PROBLEM DETAILS> Would you transcribe the whole listing exactly, minus its pictures?

DATA BLOCK>
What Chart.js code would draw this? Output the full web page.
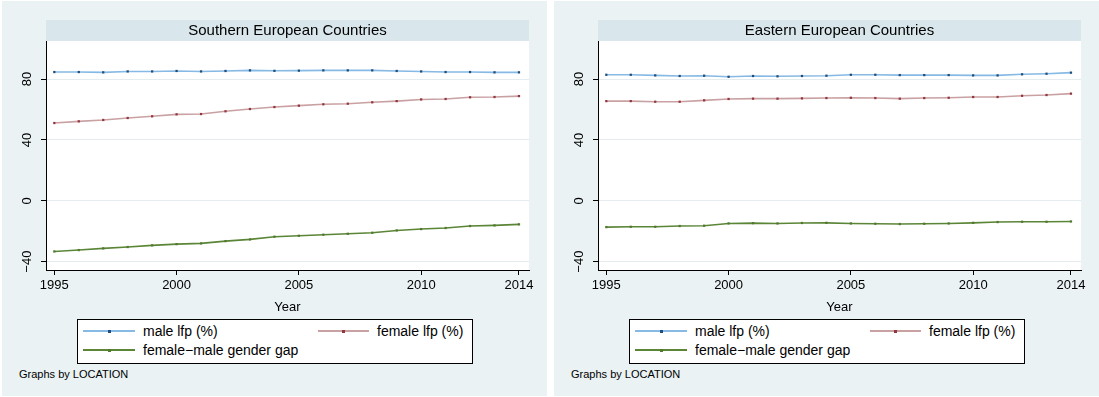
<!DOCTYPE html>
<html>
<head>
<meta charset="utf-8">
<script src="https://cdn.jsdelivr.net/npm/chart.js@4.4.1/dist/chart.umd.min.js"></script>
<style>
  body { margin: 0; background: #fff; width: 1099px; height: 397px; position: relative; overflow: hidden;
         font-family: "Liberation Sans", Arial, sans-serif; }
  .panel { position: absolute; top: 1px; width: 545px; height: 395px; background: #EAF2F3; }
  .panel canvas { position: absolute; left: 0; top: 0; }
  .legend { position: absolute; left: 75px; top: 318px; width: 396px; height: 45px; box-sizing: border-box;
            border: 1px solid #000; background: #fff; }
  .swatch { position: absolute; height: 2px; }
  .swatch i { position: absolute; left: 50%; top: 50%; width: 3px; height: 3px; margin: -1.5px 0 0 -1.5px; }
  .key { position: absolute; font-size: 14px; line-height: 16px; color: #000; white-space: nowrap; }
  .note { position: absolute; left: 17px; top: 366px; font-size: 11px; line-height: 14px; color: #000; }
</style>
</head>
<body>
<div class="panel" id="south" style="left:2px"><canvas width="545" height="318"></canvas></div>
<div class="panel" id="east" style="left:554px"><canvas width="545" height="318"></canvas></div>
<script>
const years = [1995, 1996, 1997, 1998, 1999, 2000, 2001, 2002, 2003, 2004,
               2005, 2006, 2007, 2008, 2009, 2010, 2011, 2012, 2013, 2014];

// Southern European Countries
const maleSouth = [84.6, 84.6, 84.4, 85.0, 85.0, 85.3, 85.0, 85.3, 85.7, 85.4,
                   85.5, 85.7, 85.7, 85.7, 85.3, 85.0, 84.6, 84.6, 84.4, 84.4];
const femaleSouth = [51.1, 52.2, 53.1, 54.4, 55.5, 56.8, 57.0, 58.8, 60.3, 61.6,
                     62.5, 63.4, 63.8, 64.7, 65.5, 66.6, 66.9, 68.0, 68.2, 68.8];
const gapSouth = [-33.3, -32.4, -31.3, -30.4, -29.3, -28.5, -28.0, -26.5, -25.4, -23.6,
                  -23.0, -22.3, -21.7, -21.0, -19.5, -18.6, -17.9, -16.6, -16.2, -15.5];

// Eastern European Countries
const maleEast = [82.8, 82.8, 82.4, 82.0, 82.2, 81.5, 82.0, 81.8, 82.0, 82.2,
                  82.8, 82.8, 82.6, 82.6, 82.6, 82.4, 82.4, 83.1, 83.5, 84.2];
const femaleEast = [65.5, 65.5, 65.1, 65.1, 66.0, 66.9, 67.1, 67.1, 67.3, 67.5,
                    67.7, 67.5, 67.1, 67.5, 67.7, 68.2, 68.2, 69.0, 69.5, 70.4];
const gapEast = [-17.3, -17.1, -17.1, -16.6, -16.4, -14.9, -14.7, -14.9, -14.6, -14.5,
                 -14.9, -15.1, -15.3, -15.1, -14.9, -14.5, -14.0, -13.8, -13.8, -13.6];

const xTicks = [1995, 2000, 2005, 2010, 2014];
const yTicks = [-40, 0, 40, 80];
const seriesNames = ['male lfp (%)', 'female lfp (%)', 'female\u2212male gender gap'];

const lineColors = ['#86B9E4', '#C9A1A3', '#5B8537'];
const markerColors = ['#1F4E7A', '#94363F', '#527A2E'];
const FONT = '"Liberation Sans", Arial, sans-serif';

const yLabel = v => (v < 0 ? '\u2212' + Math.abs(v) : String(v));

// white plot region plus the shaded strip behind the panel title
const backdrop = {
  id: 'backdrop',
  beforeDraw(chart) {
    const { ctx, chartArea: a } = chart;
    ctx.save();
    ctx.fillStyle = '#fff';
    ctx.fillRect(a.left, a.top, a.right - a.left, a.bottom - a.top);
    ctx.fillStyle = '#D9E6EB';
    ctx.fillRect(a.left, 19, a.right - a.left, a.top - 19);
    ctx.restore();
  }
};

// y tick labels turned on their side, centred on each tick
const sideLabels = {
  id: 'sideLabels',
  afterDraw(chart) {
    const { ctx } = chart;
    const scale = chart.scales.y;
    ctx.save();
    ctx.font = '13px ' + FONT;
    ctx.fillStyle = '#000';
    ctx.textAlign = 'center';
    ctx.textBaseline = 'middle';
    yTicks.forEach(v => {
      ctx.save();
      ctx.translate(scale.right - 18.5, scale.getPixelForValue(v));
      ctx.rotate(-Math.PI / 2);
      ctx.fillText(yLabel(v), 0, 0);
      ctx.restore();
    });
    ctx.restore();
  }
};

function makePanel(id, title, series) {
  const panel = document.getElementById(id);
  const canvas = panel.querySelector('canvas');

  new Chart(canvas, {
    type: 'line',
    data: {
      labels: years,
      datasets: series.map((d, i) => ({
        label: seriesNames[i],
        data: d,
        borderColor: lineColors[i],
        borderWidth: 1.6,
        pointStyle: 'rect',
        pointRadius: 1.6,
        pointBorderWidth: 0,
        pointBackgroundColor: markerColors[i],
        tension: 0,
        fill: false
      }))
    },
    options: {
      responsive: false,
      animation: false,
      devicePixelRatio: 1,
      layout: { padding: { left: 0, right: 18, top: 0, bottom: 0 } },
      plugins: {
        legend: { display: false },
        tooltip: { enabled: false },
        title: {
          display: true,
          text: title,
          fullSize: false,
          color: '#000',
          font: { family: FONT, size: 15, weight: 'normal' },
          padding: { top: 21, bottom: 1 }
        }
      },
      scales: {
        x: {
          type: 'linear',
          min: 1994.66,
          max: 2014.41,
          afterBuildTicks: s => { s.ticks = xTicks.map(v => ({ value: v })); },
          afterFit: s => { s.height = 49; },
          grid: { drawOnChartArea: false, tickLength: 5, tickColor: '#000' },
          border: { color: '#000', width: 1 },
          ticks: {
            color: '#000', font: { family: FONT, size: 13 }, padding: 3,
            maxRotation: 0, autoSkip: false, callback: v => String(v)
          },
          title: {
            display: true, text: 'Year', color: '#000',
            font: { family: FONT, size: 13 }, padding: { top: 0, bottom: 4 }
          }
        },
        y: {
          min: -45.5,
          max: 105,
          afterBuildTicks: s => { s.ticks = yTicks.map(v => ({ value: v })); },
          afterFit: s => { s.width = 44; },
          grid: { color: '#E4ECEF', lineWidth: 1, tickLength: 5, tickColor: '#000' },
          border: { color: '#000', width: 1 },
          ticks: { display: false }
        }
      }
    },
    plugins: [backdrop, sideLabels]
  });

  // legend box under the plot
  const legend = document.createElement('div');
  legend.className = 'legend';
  const slots = [{ sx: 5, sw: 52, tx: 65, cy: 11 }, { sx: 240, sw: 51, tx: 299, cy: 11 }, { sx: 5, sw: 52, tx: 65, cy: 30 }];
  seriesNames.forEach((name, i) => {
    const s = slots[i];
    const sw = document.createElement('div');
    sw.className = 'swatch';
    sw.style.cssText = `left:${s.sx}px;width:${s.sw}px;top:${s.cy - 1}px;background:${lineColors[i]}`;
    const mk = document.createElement('i');
    mk.style.background = markerColors[i];
    sw.appendChild(mk);
    const txt = document.createElement('div');
    txt.className = 'key';
    txt.style.cssText = `left:${s.tx}px;top:${s.cy - 8}px`;
    txt.textContent = name;
    legend.appendChild(sw);
    legend.appendChild(txt);
  });
  panel.appendChild(legend);

  const note = document.createElement('div');
  note.className = 'note';
  note.textContent = 'Graphs by LOCATION';
  panel.appendChild(note);
}

makePanel('south', 'Southern European Countries', [maleSouth, femaleSouth, gapSouth]);
makePanel('east', 'Eastern European Countries', [maleEast, femaleEast, gapEast]);
</script>
</body>
</html>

SOLUTION TO THIS PROBLEM>
What Chart.js code would draw this? Output the full web page.
<!DOCTYPE html>
<html>
<head>
<meta charset="utf-8">
<script src="https://cdn.jsdelivr.net/npm/chart.js@4.4.1/dist/chart.umd.min.js"></script>
<style>
  body { margin: 0; background: #fff; width: 1099px; height: 397px; position: relative; overflow: hidden;
         font-family: "Liberation Sans", Arial, sans-serif; }
  .panel { position: absolute; top: 1px; width: 545px; height: 395px; background: #EAF2F3; }
  .panel canvas { position: absolute; left: 0; top: 0; }
  .legend { position: absolute; left: 75px; top: 318px; width: 396px; height: 45px; box-sizing: border-box;
            border: 1px solid #000; background: #fff; }
  .swatch { position: absolute; height: 2px; }
  .swatch i { position: absolute; left: 50%; top: 50%; width: 3px; height: 3px; margin: -1.5px 0 0 -1.5px; }
  .key { position: absolute; font-size: 14px; line-height: 16px; color: #000; white-space: nowrap; }
  .note { position: absolute; left: 17px; top: 366px; font-size: 11px; line-height: 14px; color: #000; }
</style>
</head>
<body>
<div class="panel" id="south" style="left:2px"><canvas width="545" height="318"></canvas></div>
<div class="panel" id="east" style="left:554px"><canvas width="545" height="318"></canvas></div>
<script>
const years = [1995, 1996, 1997, 1998, 1999, 2000, 2001, 2002, 2003, 2004,
               2005, 2006, 2007, 2008, 2009, 2010, 2011, 2012, 2013, 2014];

// Southern European Countries
const maleSouth = [84.6, 84.6, 84.4, 85.0, 85.0, 85.3, 85.0, 85.3, 85.7, 85.4,
                   85.5, 85.7, 85.7, 85.7, 85.3, 85.0, 84.6, 84.6, 84.4, 84.4];
const femaleSouth = [51.1, 52.2, 53.1, 54.4, 55.5, 56.8, 57.0, 58.8, 60.3, 61.6,
                     62.5, 63.4, 63.8, 64.7, 65.5, 66.6, 66.9, 68.0, 68.2, 68.8];
const gapSouth = [-33.3, -32.4, -31.3, -30.4, -29.3, -28.5, -28.0, -26.5, -25.4, -23.6,
                  -23.0, -22.3, -21.7, -21.0, -19.5, -18.6, -17.9, -16.6, -16.2, -15.5];

// Eastern European Countries
const maleEast = [82.8, 82.8, 82.4, 82.0, 82.2, 81.5, 82.0, 81.8, 82.0, 82.2,
                  82.8, 82.8, 82.6, 82.6, 82.6, 82.4, 82.4, 83.1, 83.5, 84.2];
const femaleEast = [65.5, 65.5, 65.1, 65.1, 66.0, 66.9, 67.1, 67.1, 67.3, 67.5,
                    67.7, 67.5, 67.1, 67.5, 67.7, 68.2, 68.2, 69.0, 69.5, 70.4];
const gapEast = [-17.3, -17.1, -17.1, -16.6, -16.4, -14.9, -14.7, -14.9, -14.6, -14.5,
                 -14.9, -15.1, -15.3, -15.1, -14.9, -14.5, -14.0, -13.8, -13.8, -13.6];

const xTicks = [1995, 2000, 2005, 2010, 2014];
const yTicks = [-40, 0, 40, 80];
const seriesNames = ['male lfp (%)', 'female lfp (%)', 'female\u2212male gender gap'];

const lineColors = ['#86B9E4', '#C9A1A3', '#5B8537'];
const markerColors = ['#1F4E7A', '#94363F', '#527A2E'];
const FONT = '"Liberation Sans", Arial, sans-serif';

const yLabel = v => (v < 0 ? '\u2212' + Math.abs(v) : String(v));

// white plot region plus the shaded strip behind the panel title
const backdrop = {
  id: 'backdrop',
  beforeDraw(chart) {
    const { ctx, chartArea: a } = chart;
    ctx.save();
    ctx.fillStyle = '#fff';
    ctx.fillRect(a.left, a.top, a.right - a.left, a.bottom - a.top);
    ctx.fillStyle = '#D9E6EB';
    ctx.fillRect(a.left, 19, a.right - a.left, a.top - 19);
    ctx.restore();
  }
};

// y tick labels turned on their side, centred on each tick
const sideLabels = {
  id: 'sideLabels',
  afterDraw(chart) {
    const { ctx } = chart;
    const scale = chart.scales.y;
    ctx.save();
    ctx.font = '13px ' + FONT;
    ctx.fillStyle = '#000';
    ctx.textAlign = 'center';
    ctx.textBaseline = 'middle';
    yTicks.forEach(v => {
      ctx.save();
      ctx.translate(scale.right - 18.5, scale.getPixelForValue(v));
      ctx.rotate(-Math.PI / 2);
      ctx.fillText(yLabel(v), 0, 0);
      ctx.restore();
    });
    ctx.restore();
  }
};

function makePanel(id, title, series) {
  const panel = document.getElementById(id);
  const canvas = panel.querySelector('canvas');

  new Chart(canvas, {
    type: 'line',
    data: {
      labels: years,
      datasets: series.map((d, i) => ({
        label: seriesNames[i],
        data: d,
        borderColor: lineColors[i],
        borderWidth: 1.6,
        pointStyle: 'rect',
        pointRadius: 1.6,
        pointBorderWidth: 0,
        pointBackgroundColor: markerColors[i],
        tension: 0,
        fill: false
      }))
    },
    options: {
      responsive: false,
      animation: false,
      devicePixelRatio: 1,
      layout: { padding: { left: 0, right: 18, top: 0, bottom: 0 } },
      plugins: {
        legend: { display: false },
        tooltip: { enabled: false },
        title: {
          display: true,
          text: title,
          fullSize: false,
          color: '#000',
          font: { family: FONT, size: 15, weight: 'normal' },
          padding: { top: 21, bottom: 1 }
        }
      },
      scales: {
        x: {
          type: 'linear',
          min: 1994.66,
          max: 2014.41,
          afterBuildTicks: s => { s.ticks = xTicks.map(v => ({ value: v })); },
          afterFit: s => { s.height = 49; },
          grid: { drawOnChartArea: false, tickLength: 5, tickColor: '#000' },
          border: { color: '#000', width: 1 },
          ticks: {
            color: '#000', font: { family: FONT, size: 13 }, padding: 3,
            maxRotation: 0, autoSkip: false, callback: v => String(v)
          },
          title: {
            display: true, text: 'Year', color: '#000',
            font: { family: FONT, size: 13 }, padding: { top: 0, bottom: 4 }
          }
        },
        y: {
          min: -45.5,
          max: 105,
          afterBuildTicks: s => { s.ticks = yTicks.map(v => ({ value: v })); },
          afterFit: s => { s.width = 44; },
          grid: { color: '#E4ECEF', lineWidth: 1, tickLength: 5, tickColor: '#000' },
          border: { color: '#000', width: 1 },
          ticks: { display: false }
        }
      }
    },
    plugins: [backdrop, sideLabels]
  });

  // legend box under the plot
  const legend = document.createElement('div');
  legend.className = 'legend';
  const slots = [{ sx: 5, sw: 52, tx: 65, cy: 11 }, { sx: 240, sw: 51, tx: 299, cy: 11 }, { sx: 5, sw: 52, tx: 65, cy: 30 }];
  seriesNames.forEach((name, i) => {
    const s = slots[i];
    const sw = document.createElement('div');
    sw.className = 'swatch';
    sw.style.cssText = `left:${s.sx}px;width:${s.sw}px;top:${s.cy - 1}px;background:${lineColors[i]}`;
    const mk = document.createElement('i');
    mk.style.background = markerColors[i];
    sw.appendChild(mk);
    const txt = document.createElement('div');
    txt.className = 'key';
    txt.style.cssText = `left:${s.tx}px;top:${s.cy - 8}px`;
    txt.textContent = name;
    legend.appendChild(sw);
    legend.appendChild(txt);
  });
  panel.appendChild(legend);

  const note = document.createElement('div');
  note.className = 'note';
  note.textContent = 'Graphs by LOCATION';
  panel.appendChild(note);
}

makePanel('south', 'Southern European Countries', [maleSouth, femaleSouth, gapSouth]);
makePanel('east', 'Eastern European Countries', [maleEast, femaleEast, gapEast]);
</script>
</body>
</html>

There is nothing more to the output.